There are several hundred tons of rubble piled around The Stoop Memorial Ground at present, only some of it to do with work being carried out on the £8m stand Harlequins are constructing on the western flank of the stadium. The rest of it consists of the remains of the Londoners' pack, demolished so comprehensively by Worcester at the weekend that the Premiership upstarts might have taken the field with a front row of Barrett, Wimpey and McAlpine rather than Windo, Van Niekerk and Horsman. Quins may not be dead and buried as a top-flight concern just yet, but their scrum is very definitely six feet under.

The Worcester set-piece specialists were unbelievably good on Saturday; so good, indeed, that there cannot have been a more ferocious flexing of collective muscle since Attila reached the banks of the Tiber. Assuming the Quins forwards ever manage to extract their heads from their own rear ends in order to watch the match video, they will wonder how they finished the day only six points adrift, as opposed to 60. Poor Tony Diprose, charged with the unforgiving job of playing No 8 behind a pack in ignominious retreat, was still walking backwards an hour after the final whistle, and was in serious danger of finding himself in Richmond High Street rather than the players' bar.

There was nothing pretty about Worcester's approach to the game, and nothing remotely complicated either. A mere three points to the bad at the interval having spent 40 minutes playing into the teeth of a 20-point wind, they did not need Field Marshal Montgomery to frame their strategy for them. Donald Rumsfeld could have worked it out, given a day or so. They emerged with a five-point plan of glorious simplicity: win the ball, kick it down-field, win it again, stick it up the jumper, kick the penalties. Sure enough, James Brown landed a quartet of goals between the 52nd and 72nd minutes to secure a victory that should go an awfully long way towards ensuring Premiership rugby at Sixways next term.

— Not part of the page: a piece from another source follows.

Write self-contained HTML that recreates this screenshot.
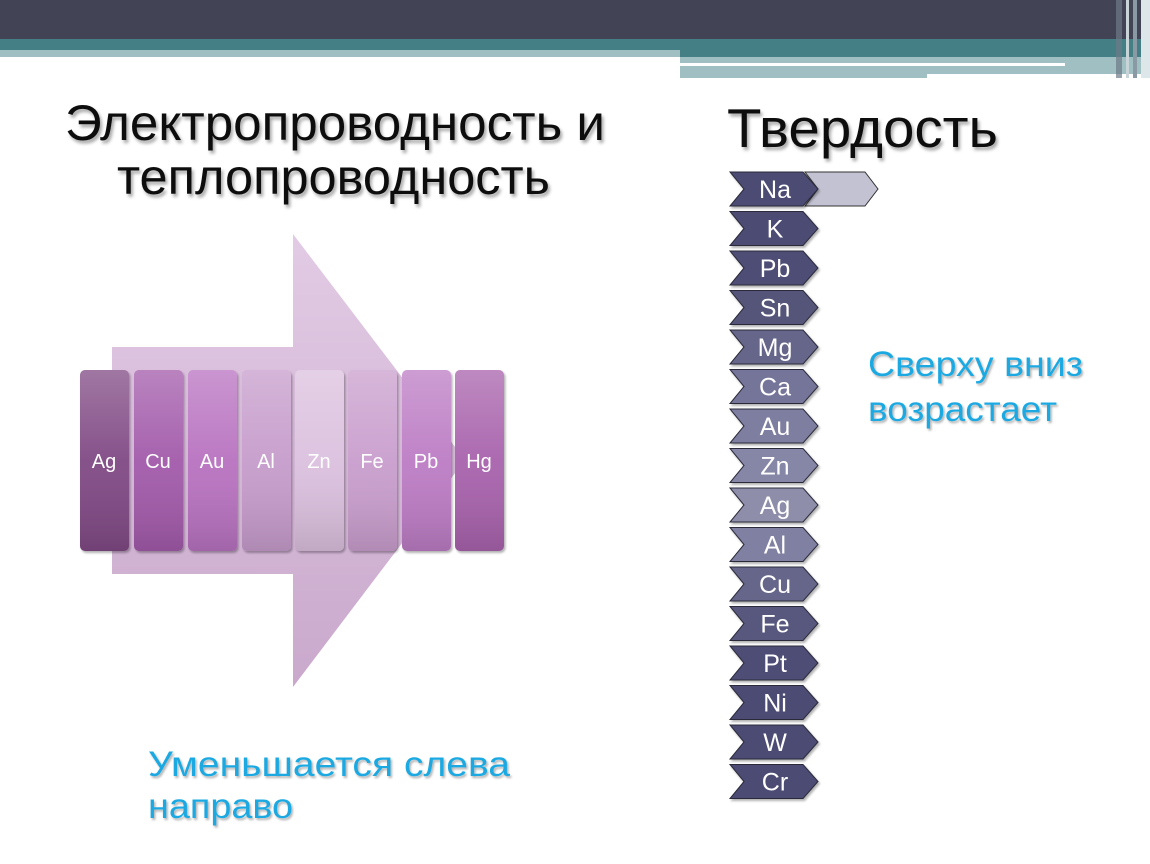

"I wouldn't describe what we did as boring, because that would detract from a wonderful scrummaging performance," said Andy Keast, the Worcester coach, as he reflected on this defeat of his old club. "But I'm happy to accept that we were one-dimensional. You play the game your players can handle, and you win the best way you can. If we spend the rest of the season throwing the ball around, we'll find ourselves back in National Division One come September. As it is, we have a decent chance of staying up. We're not safe yet, but we're getting there."

His opposite number, Mark Evans, did not even begin to suggest that his side might have been hard done by, or utter so much as a syllable by way of excusing his side's performance.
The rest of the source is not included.